▶ Exercise:
Give a verbatim copy of the lines below, minus the pictures.

▶ Data lines:
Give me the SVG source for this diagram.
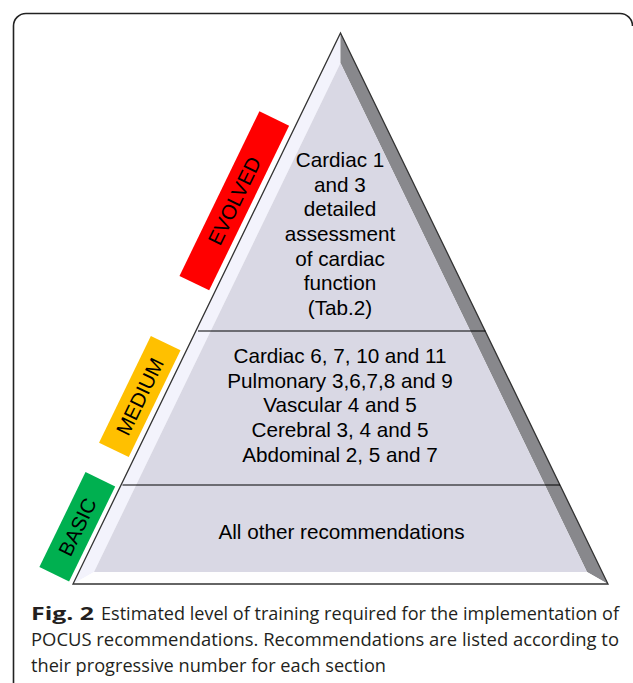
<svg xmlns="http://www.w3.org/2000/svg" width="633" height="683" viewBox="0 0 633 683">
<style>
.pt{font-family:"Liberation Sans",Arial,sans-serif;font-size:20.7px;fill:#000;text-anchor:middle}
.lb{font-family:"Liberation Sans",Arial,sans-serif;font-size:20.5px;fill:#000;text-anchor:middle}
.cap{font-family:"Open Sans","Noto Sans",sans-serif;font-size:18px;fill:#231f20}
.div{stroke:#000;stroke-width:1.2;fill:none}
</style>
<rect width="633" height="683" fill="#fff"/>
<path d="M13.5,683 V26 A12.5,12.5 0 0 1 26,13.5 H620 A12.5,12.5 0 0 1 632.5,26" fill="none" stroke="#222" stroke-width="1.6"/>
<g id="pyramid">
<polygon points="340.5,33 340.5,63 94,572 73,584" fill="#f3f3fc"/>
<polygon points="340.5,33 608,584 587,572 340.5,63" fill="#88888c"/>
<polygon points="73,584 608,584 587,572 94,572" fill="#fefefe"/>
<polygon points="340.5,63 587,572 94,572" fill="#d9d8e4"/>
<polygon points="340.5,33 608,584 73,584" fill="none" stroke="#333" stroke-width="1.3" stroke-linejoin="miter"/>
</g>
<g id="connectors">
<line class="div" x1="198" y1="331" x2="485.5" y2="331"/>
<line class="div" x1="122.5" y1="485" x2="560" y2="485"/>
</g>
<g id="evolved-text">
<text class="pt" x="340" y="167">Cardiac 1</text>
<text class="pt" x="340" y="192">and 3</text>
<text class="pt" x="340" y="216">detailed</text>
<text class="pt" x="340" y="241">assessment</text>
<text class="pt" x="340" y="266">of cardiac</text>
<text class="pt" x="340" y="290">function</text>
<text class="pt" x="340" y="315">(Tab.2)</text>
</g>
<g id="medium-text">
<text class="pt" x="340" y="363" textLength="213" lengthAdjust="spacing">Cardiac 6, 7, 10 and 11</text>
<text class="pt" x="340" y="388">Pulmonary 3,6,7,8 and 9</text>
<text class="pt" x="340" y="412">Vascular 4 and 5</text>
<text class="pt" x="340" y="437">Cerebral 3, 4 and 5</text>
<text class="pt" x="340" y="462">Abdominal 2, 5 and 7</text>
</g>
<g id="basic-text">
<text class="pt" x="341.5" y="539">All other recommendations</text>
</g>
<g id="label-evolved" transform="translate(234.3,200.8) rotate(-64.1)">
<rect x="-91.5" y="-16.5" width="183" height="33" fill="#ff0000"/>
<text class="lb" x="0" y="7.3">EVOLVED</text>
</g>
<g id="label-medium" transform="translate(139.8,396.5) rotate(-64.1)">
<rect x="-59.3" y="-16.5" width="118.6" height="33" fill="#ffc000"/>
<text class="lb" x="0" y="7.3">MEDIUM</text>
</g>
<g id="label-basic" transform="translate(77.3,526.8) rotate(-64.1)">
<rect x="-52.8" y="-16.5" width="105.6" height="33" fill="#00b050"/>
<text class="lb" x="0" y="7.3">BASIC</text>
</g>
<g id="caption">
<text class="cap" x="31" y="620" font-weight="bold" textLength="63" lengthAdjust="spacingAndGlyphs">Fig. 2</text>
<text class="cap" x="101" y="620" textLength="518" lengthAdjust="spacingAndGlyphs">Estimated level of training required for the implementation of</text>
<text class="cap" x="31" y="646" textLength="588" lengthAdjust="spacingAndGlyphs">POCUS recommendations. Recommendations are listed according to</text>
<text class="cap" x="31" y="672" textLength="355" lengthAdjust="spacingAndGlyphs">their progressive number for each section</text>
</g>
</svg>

▶ Complete answer:
Give me the SVG source for this diagram.
<svg xmlns="http://www.w3.org/2000/svg" width="633" height="683" viewBox="0 0 633 683">
<style>
.pt{font-family:"Liberation Sans",Arial,sans-serif;font-size:20.7px;fill:#000;text-anchor:middle}
.lb{font-family:"Liberation Sans",Arial,sans-serif;font-size:20.5px;fill:#000;text-anchor:middle}
.cap{font-family:"Open Sans","Noto Sans",sans-serif;font-size:18px;fill:#231f20}
.div{stroke:#000;stroke-width:1.2;fill:none}
</style>
<rect width="633" height="683" fill="#fff"/>
<path d="M13.5,683 V26 A12.5,12.5 0 0 1 26,13.5 H620 A12.5,12.5 0 0 1 632.5,26" fill="none" stroke="#222" stroke-width="1.6"/>
<g id="pyramid">
<polygon points="340.5,33 340.5,63 94,572 73,584" fill="#f3f3fc"/>
<polygon points="340.5,33 608,584 587,572 340.5,63" fill="#88888c"/>
<polygon points="73,584 608,584 587,572 94,572" fill="#fefefe"/>
<polygon points="340.5,63 587,572 94,572" fill="#d9d8e4"/>
<polygon points="340.5,33 608,584 73,584" fill="none" stroke="#333" stroke-width="1.3" stroke-linejoin="miter"/>
</g>
<g id="connectors">
<line class="div" x1="198" y1="331" x2="485.5" y2="331"/>
<line class="div" x1="122.5" y1="485" x2="560" y2="485"/>
</g>
<g id="evolved-text">
<text class="pt" x="340" y="167">Cardiac 1</text>
<text class="pt" x="340" y="192">and 3</text>
<text class="pt" x="340" y="216">detailed</text>
<text class="pt" x="340" y="241">assessment</text>
<text class="pt" x="340" y="266">of cardiac</text>
<text class="pt" x="340" y="290">function</text>
<text class="pt" x="340" y="315">(Tab.2)</text>
</g>
<g id="medium-text">
<text class="pt" x="340" y="363" textLength="213" lengthAdjust="spacing">Cardiac 6, 7, 10 and 11</text>
<text class="pt" x="340" y="388">Pulmonary 3,6,7,8 and 9</text>
<text class="pt" x="340" y="412">Vascular 4 and 5</text>
<text class="pt" x="340" y="437">Cerebral 3, 4 and 5</text>
<text class="pt" x="340" y="462">Abdominal 2, 5 and 7</text>
</g>
<g id="basic-text">
<text class="pt" x="341.5" y="539">All other recommendations</text>
</g>
<g id="label-evolved" transform="translate(234.3,200.8) rotate(-64.1)">
<rect x="-91.5" y="-16.5" width="183" height="33" fill="#ff0000"/>
<text class="lb" x="0" y="7.3">EVOLVED</text>
</g>
<g id="label-medium" transform="translate(139.8,396.5) rotate(-64.1)">
<rect x="-59.3" y="-16.5" width="118.6" height="33" fill="#ffc000"/>
<text class="lb" x="0" y="7.3">MEDIUM</text>
</g>
<g id="label-basic" transform="translate(77.3,526.8) rotate(-64.1)">
<rect x="-52.8" y="-16.5" width="105.6" height="33" fill="#00b050"/>
<text class="lb" x="0" y="7.3">BASIC</text>
</g>
<g id="caption">
<text class="cap" x="31" y="620" font-weight="bold" textLength="63" lengthAdjust="spacingAndGlyphs">Fig. 2</text>
<text class="cap" x="101" y="620" textLength="518" lengthAdjust="spacingAndGlyphs">Estimated level of training required for the implementation of</text>
<text class="cap" x="31" y="646" textLength="588" lengthAdjust="spacingAndGlyphs">POCUS recommendations. Recommendations are listed according to</text>
<text class="cap" x="31" y="672" textLength="355" lengthAdjust="spacingAndGlyphs">their progressive number for each section</text>
</g>
</svg>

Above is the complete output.